- **THE PROBLEM**
An exact copy of all the data is required, with pictures left out.

* BEGIN RECORDS PROVIDED *

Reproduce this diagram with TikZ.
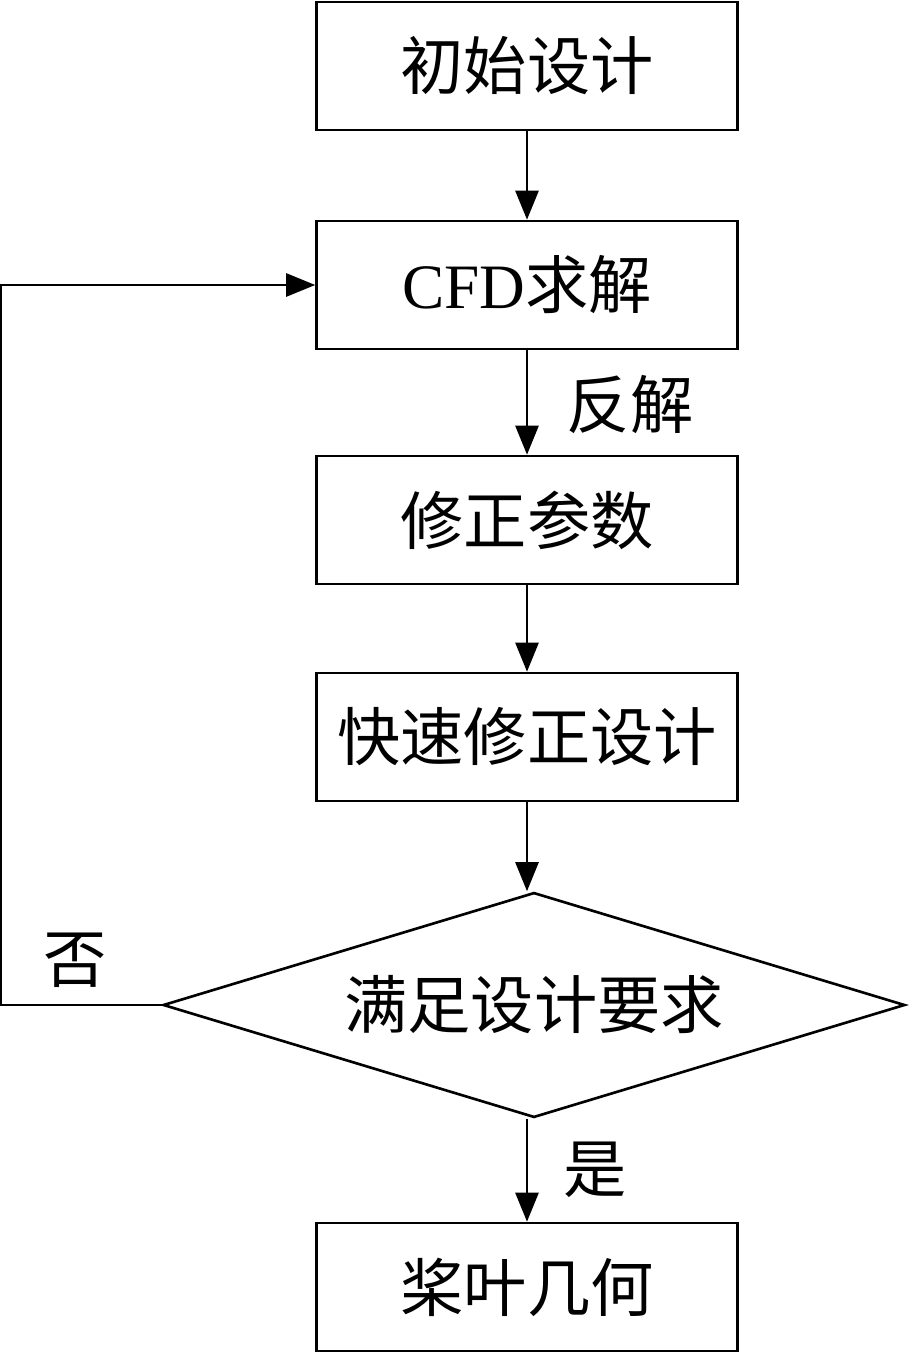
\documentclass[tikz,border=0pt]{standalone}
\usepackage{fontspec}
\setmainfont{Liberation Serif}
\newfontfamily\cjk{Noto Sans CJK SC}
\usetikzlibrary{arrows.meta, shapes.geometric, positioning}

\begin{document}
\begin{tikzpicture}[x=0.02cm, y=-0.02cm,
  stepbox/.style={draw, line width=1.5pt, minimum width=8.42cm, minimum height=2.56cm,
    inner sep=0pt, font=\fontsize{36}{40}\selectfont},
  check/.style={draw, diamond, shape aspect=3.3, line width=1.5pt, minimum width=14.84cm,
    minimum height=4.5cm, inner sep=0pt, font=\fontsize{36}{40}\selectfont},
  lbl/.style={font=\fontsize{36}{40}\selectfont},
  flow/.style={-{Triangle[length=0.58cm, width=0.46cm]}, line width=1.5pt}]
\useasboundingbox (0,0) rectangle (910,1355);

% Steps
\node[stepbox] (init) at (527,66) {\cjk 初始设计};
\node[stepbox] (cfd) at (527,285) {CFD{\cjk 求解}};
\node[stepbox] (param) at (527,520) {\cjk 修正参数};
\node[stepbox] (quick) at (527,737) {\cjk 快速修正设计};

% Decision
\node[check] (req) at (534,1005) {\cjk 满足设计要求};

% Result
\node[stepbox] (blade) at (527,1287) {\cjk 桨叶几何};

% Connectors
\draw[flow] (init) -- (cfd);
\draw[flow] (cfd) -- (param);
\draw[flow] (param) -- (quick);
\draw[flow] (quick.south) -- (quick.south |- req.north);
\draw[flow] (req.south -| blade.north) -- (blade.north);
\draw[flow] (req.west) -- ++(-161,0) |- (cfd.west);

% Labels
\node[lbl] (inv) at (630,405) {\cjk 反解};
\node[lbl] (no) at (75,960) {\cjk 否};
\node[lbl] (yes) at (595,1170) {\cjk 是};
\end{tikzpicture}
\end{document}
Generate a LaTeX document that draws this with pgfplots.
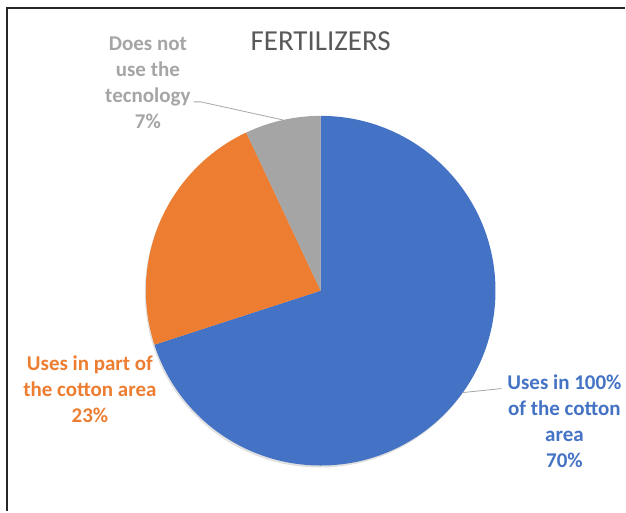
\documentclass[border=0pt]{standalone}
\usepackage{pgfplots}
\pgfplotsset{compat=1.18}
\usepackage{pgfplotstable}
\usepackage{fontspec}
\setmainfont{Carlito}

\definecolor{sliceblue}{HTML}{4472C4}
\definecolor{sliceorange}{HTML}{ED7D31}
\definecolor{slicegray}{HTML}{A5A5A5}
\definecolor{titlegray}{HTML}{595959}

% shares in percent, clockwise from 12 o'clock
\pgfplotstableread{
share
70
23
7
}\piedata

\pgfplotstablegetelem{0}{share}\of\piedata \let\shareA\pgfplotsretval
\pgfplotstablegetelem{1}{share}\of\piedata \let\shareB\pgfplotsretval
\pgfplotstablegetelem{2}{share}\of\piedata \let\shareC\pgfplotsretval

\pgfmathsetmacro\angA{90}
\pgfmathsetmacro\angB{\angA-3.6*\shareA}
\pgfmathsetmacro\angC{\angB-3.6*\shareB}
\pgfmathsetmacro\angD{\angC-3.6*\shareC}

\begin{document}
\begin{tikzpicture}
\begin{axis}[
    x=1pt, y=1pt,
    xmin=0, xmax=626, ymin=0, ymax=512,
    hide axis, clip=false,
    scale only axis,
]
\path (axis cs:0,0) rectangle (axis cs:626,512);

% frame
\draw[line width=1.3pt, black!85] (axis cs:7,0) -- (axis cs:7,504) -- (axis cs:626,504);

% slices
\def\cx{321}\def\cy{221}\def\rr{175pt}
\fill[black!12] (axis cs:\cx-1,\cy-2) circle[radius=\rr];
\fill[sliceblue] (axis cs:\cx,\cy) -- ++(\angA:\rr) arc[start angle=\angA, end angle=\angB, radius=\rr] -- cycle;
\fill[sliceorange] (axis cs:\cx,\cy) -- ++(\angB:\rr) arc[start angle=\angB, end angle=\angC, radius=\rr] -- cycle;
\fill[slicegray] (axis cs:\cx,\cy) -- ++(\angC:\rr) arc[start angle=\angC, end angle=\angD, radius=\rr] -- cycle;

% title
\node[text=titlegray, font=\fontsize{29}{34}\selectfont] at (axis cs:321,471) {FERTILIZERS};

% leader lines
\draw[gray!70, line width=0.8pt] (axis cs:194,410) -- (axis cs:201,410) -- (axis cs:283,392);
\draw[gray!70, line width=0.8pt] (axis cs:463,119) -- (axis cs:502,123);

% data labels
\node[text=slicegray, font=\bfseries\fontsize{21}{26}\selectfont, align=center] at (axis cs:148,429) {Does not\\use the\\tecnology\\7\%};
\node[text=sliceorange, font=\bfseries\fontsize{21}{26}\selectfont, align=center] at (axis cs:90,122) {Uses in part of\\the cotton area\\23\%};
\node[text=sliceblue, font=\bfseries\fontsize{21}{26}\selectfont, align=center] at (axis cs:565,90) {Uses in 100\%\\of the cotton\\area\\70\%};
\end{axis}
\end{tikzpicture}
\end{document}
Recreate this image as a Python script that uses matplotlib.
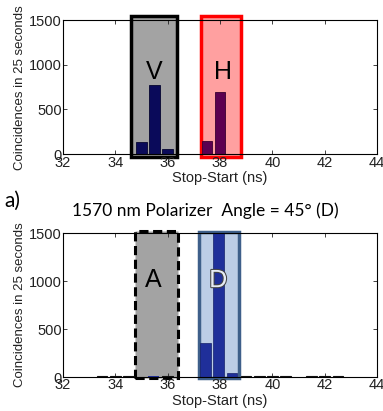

* END RECORDS PROVIDED *

- **EXERCISE RESULT**
Reproduce this diagram with TikZ.
\documentclass[tikz,border=0pt]{standalone}
\usepackage{fontspec}
\setmainfont{Liberation Serif}
\newfontfamily\cjk{Noto Sans CJK SC}
\usetikzlibrary{arrows.meta, shapes.geometric, positioning}

\begin{document}
\begin{tikzpicture}[x=0.02cm, y=-0.02cm,
  stepbox/.style={draw, line width=1.5pt, minimum width=8.42cm, minimum height=2.56cm,
    inner sep=0pt, font=\fontsize{36}{40}\selectfont},
  check/.style={draw, diamond, shape aspect=3.3, line width=1.5pt, minimum width=14.84cm,
    minimum height=4.5cm, inner sep=0pt, font=\fontsize{36}{40}\selectfont},
  lbl/.style={font=\fontsize{36}{40}\selectfont},
  flow/.style={-{Triangle[length=0.58cm, width=0.46cm]}, line width=1.5pt}]
\useasboundingbox (0,0) rectangle (910,1355);

% Steps
\node[stepbox] (init) at (527,66) {\cjk 初始设计};
\node[stepbox] (cfd) at (527,285) {CFD{\cjk 求解}};
\node[stepbox] (param) at (527,520) {\cjk 修正参数};
\node[stepbox] (quick) at (527,737) {\cjk 快速修正设计};

% Decision
\node[check] (req) at (534,1005) {\cjk 满足设计要求};

% Result
\node[stepbox] (blade) at (527,1287) {\cjk 桨叶几何};

% Connectors
\draw[flow] (init) -- (cfd);
\draw[flow] (cfd) -- (param);
\draw[flow] (param) -- (quick);
\draw[flow] (quick.south) -- (quick.south |- req.north);
\draw[flow] (req.south -| blade.north) -- (blade.north);
\draw[flow] (req.west) -- ++(-161,0) |- (cfd.west);

% Labels
\node[lbl] (inv) at (630,405) {\cjk 反解};
\node[lbl] (no) at (75,960) {\cjk 否};
\node[lbl] (yes) at (595,1170) {\cjk 是};
\end{tikzpicture}
\end{document}
Generate a LaTeX document that draws this with pgfplots.
\documentclass[border=0pt]{standalone}
\usepackage{pgfplots}
\pgfplotsset{compat=1.18}
\usepackage{pgfplotstable}
\usepackage{fontspec}
\setmainfont{Carlito}

\definecolor{sliceblue}{HTML}{4472C4}
\definecolor{sliceorange}{HTML}{ED7D31}
\definecolor{slicegray}{HTML}{A5A5A5}
\definecolor{titlegray}{HTML}{595959}

% shares in percent, clockwise from 12 o'clock
\pgfplotstableread{
share
70
23
7
}\piedata

\pgfplotstablegetelem{0}{share}\of\piedata \let\shareA\pgfplotsretval
\pgfplotstablegetelem{1}{share}\of\piedata \let\shareB\pgfplotsretval
\pgfplotstablegetelem{2}{share}\of\piedata \let\shareC\pgfplotsretval

\pgfmathsetmacro\angA{90}
\pgfmathsetmacro\angB{\angA-3.6*\shareA}
\pgfmathsetmacro\angC{\angB-3.6*\shareB}
\pgfmathsetmacro\angD{\angC-3.6*\shareC}

\begin{document}
\begin{tikzpicture}
\begin{axis}[
    x=1pt, y=1pt,
    xmin=0, xmax=626, ymin=0, ymax=512,
    hide axis, clip=false,
    scale only axis,
]
\path (axis cs:0,0) rectangle (axis cs:626,512);

% frame
\draw[line width=1.3pt, black!85] (axis cs:7,0) -- (axis cs:7,504) -- (axis cs:626,504);

% slices
\def\cx{321}\def\cy{221}\def\rr{175pt}
\fill[black!12] (axis cs:\cx-1,\cy-2) circle[radius=\rr];
\fill[sliceblue] (axis cs:\cx,\cy) -- ++(\angA:\rr) arc[start angle=\angA, end angle=\angB, radius=\rr] -- cycle;
\fill[sliceorange] (axis cs:\cx,\cy) -- ++(\angB:\rr) arc[start angle=\angB, end angle=\angC, radius=\rr] -- cycle;
\fill[slicegray] (axis cs:\cx,\cy) -- ++(\angC:\rr) arc[start angle=\angC, end angle=\angD, radius=\rr] -- cycle;

% title
\node[text=titlegray, font=\fontsize{29}{34}\selectfont] at (axis cs:321,471) {FERTILIZERS};

% leader lines
\draw[gray!70, line width=0.8pt] (axis cs:194,410) -- (axis cs:201,410) -- (axis cs:283,392);
\draw[gray!70, line width=0.8pt] (axis cs:463,119) -- (axis cs:502,123);

% data labels
\node[text=slicegray, font=\bfseries\fontsize{21}{26}\selectfont, align=center] at (axis cs:148,429) {Does not\\use the\\tecnology\\7\%};
\node[text=sliceorange, font=\bfseries\fontsize{21}{26}\selectfont, align=center] at (axis cs:90,122) {Uses in part of\\the cotton area\\23\%};
\node[text=sliceblue, font=\bfseries\fontsize{21}{26}\selectfont, align=center] at (axis cs:565,90) {Uses in 100\%\\of the cotton\\area\\70\%};
\end{axis}
\end{tikzpicture}
\end{document}
Recreate this image as a Python script that uses matplotlib.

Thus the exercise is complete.